Wednesday, April 13, 2011

NO! DON'T LOCK THAT OBAMA BACK IN THE ATTIC!

I've been reading through the transcript of the president's speech, and, generally speaking, it's quite heartening. I don't blame Steve Benen for calling it a "rousing rejection of Republican radicalism." I love this, about the Paul Ryan budget:

Worst of all, this is a vision that says even though America can't afford to invest in education or clean energy; even though we can't afford to maintain or commitment to Medicare and Medicaid, we can somehow afford more than $1 trillion in new tax breaks for the wealthy. Think about it. In the last decade, the average income of the bottom 90% of all working Americans actually declined. Meanwhile, the top 1% saw their income rise by an average of more than a quarter of a million dollars each. And that's who needs to pay less taxes? They want to give people like me a two hundred thousand dollar tax cut that's paid for by asking thirty three seniors to each pay six thousand dollars more in health costs? That's not right, and it's not going to happen as long as I'm President.

Wow -- does he really mean that? And does he really mean this?

In December, I agreed to extend the tax cuts for the wealthiest Americans because it was the only way I could prevent a tax hike on middle-class Americans. But we cannot afford $1 trillion worth of tax cuts for every millionaire and billionaire in our society. And I refuse to renew them again.

"I refuse"? "It's not going to happen"? Firm, unswerving commitments?

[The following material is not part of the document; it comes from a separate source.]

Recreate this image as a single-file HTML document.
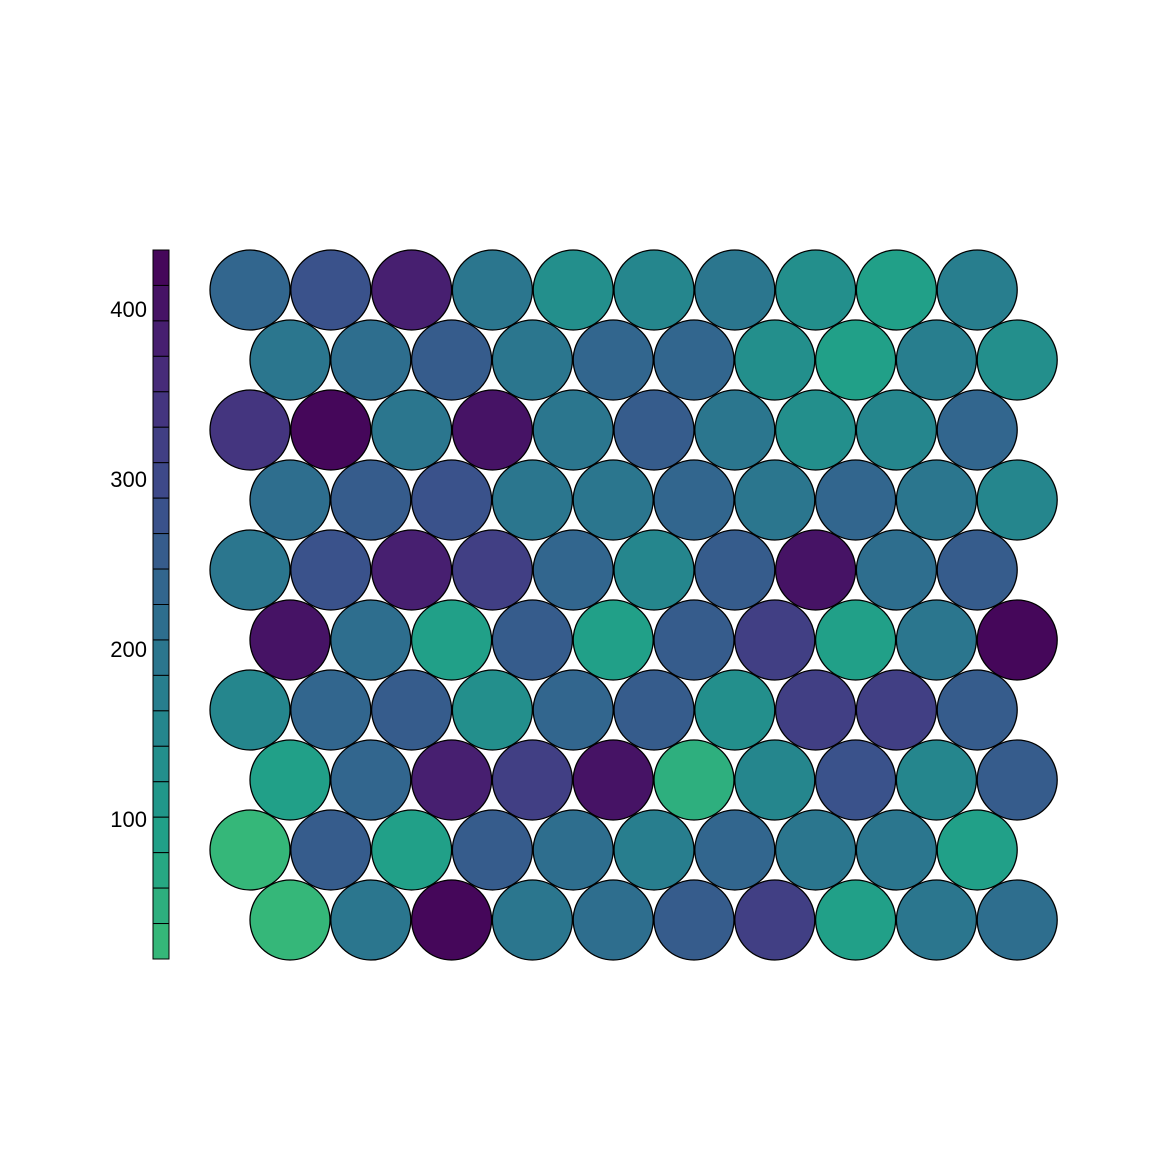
<!DOCTYPE html>
<html><head><meta charset="utf-8"><style>
html,body{margin:0;padding:0;background:#fff;}
svg{display:block;font-family:"Liberation Sans",Arial,sans-serif;}
</style></head><body>
<svg id="chart" width="1152" height="1152" viewBox="0 0 1152 1152">
<g id="cbar"></g>
<g id="cells"></g>
</svg>
<script>
// values per row (top to bottom), 10 cells each
const row1 = [233,282,374,202,128,153,202,128,98,178];
const row2 = [190,220,251,202,233,233,128,98,178,128];
const row3 = [343,435,202,398,190,263,202,128,153,233];
const row4 = [214,251,288,202,190,239,202,233,202,159];
const row5 = [190,288,374,312,239,147,251,398,220,251];
const row6 = [398,220,86,251,86,251,312,86,202,435];
const row7 = [159,239,251,128,233,251,128,312,325,251];
const row8 = [98,233,374,312,398,55,153,288,153,251];
const row9 = [30,251,98,263,220,178,233,190,202,98];
const row10 = [30,190,435,202,214,251,312,98,190,214];
const rows = [row1,row2,row3,row4,row5,row6,row7,row8,row9,row10];
const tickValues = [100,200,300,400];
const tickLabels = ["100","200","300","400"];
const vMin = 17.6, vMax = 434.7, nBins = 20;

const NS = "http://www.w3.org/2000/svg";
const stops = [[0,[68,1,84]],[0.1,[72,40,120]],[0.2,[62,73,137]],[0.3,[49,104,142]],[0.4,[38,130,142]],[0.5,[31,158,137]],[0.6,[53,183,121]],[0.7,[110,206,88]]];
function viridis(t){
  for(let i=0;i<stops.length-1;i++){
    const a=stops[i],b=stops[i+1];
    if(t<=b[0]){const f=(t-a[0])/(b[0]-a[0]);
      return `rgb(${a[1].map((c,k)=>Math.round(c+(b[1][k]-c)*f)).join(',')})`;}
  }
  return `rgb(${stops[stops.length-1][1].join(',')})`;
}
const tMax = 0.615;
function binOf(v){let b=Math.floor((vMax-v)/(vMax-vMin)*nBins);return Math.max(0,Math.min(nBins-1,b));}
function colorOf(v){return viridis((binOf(v)+0.5)/nBins*tMax);}
const barTop=250, barBot=959, barX=153, barW=16;
function yScale(v){return barBot-(v-vMin)/(vMax-vMin)*(barBot-barTop);}

const cb=document.getElementById('cbar');
for(let i=0;i<nBins;i++){
  const r=document.createElementNS(NS,'rect');
  const h=(barBot-barTop)/nBins;
  r.setAttribute('x',barX);r.setAttribute('y',barTop+i*h);
  r.setAttribute('width',barW);r.setAttribute('height',h);
  r.setAttribute('fill',viridis((i+0.5)/nBins*tMax));
  r.setAttribute('stroke','#000');r.setAttribute('stroke-width','1');
  
  
  cb.appendChild(r);
}
tickValues.forEach((v,i)=>{
  const t=document.createElementNS(NS,'text');
  t.setAttribute('x',147);t.setAttribute('y',yScale(v)+8);
  t.setAttribute('text-anchor','end');t.setAttribute('font-size','22');
  t.textContent=tickLabels[i];
  
  
  cb.appendChild(t);
});
const cells=document.getElementById('cells');
rows.forEach((row,ri)=>{
  const y=290+ri*70, x0=(ri%2===0)?250:290;
  row.forEach((v,ci)=>{
    const c=document.createElementNS(NS,'circle');
    c.setAttribute('cx',x0+ci*80.8);c.setAttribute('cy',y);c.setAttribute('r',40);
    c.setAttribute('fill',colorOf(v));c.setAttribute('stroke','#000');c.setAttribute('stroke-width','1.3');
    
    
    cells.appendChild(c);
  });
});
</script>
</body></html>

Well, we've had a few of those from President Obama over the years. The Bush tax cuts on the wealthy weren't going to be renewed at all. Gitmo was going to be closed. Obama was going to walk picket lines with union workers. And so on.

I want the guy who gave this speech to be the president in the upcoming weeks and months of negotiating. But I fear this guy is going to be locked away in the attic now that he's given this speech, and his double -- the other Obama, the one who either can't or won't make good on commitments like this -- is going to take it from here. But it would be awfully nice to be wrong about this.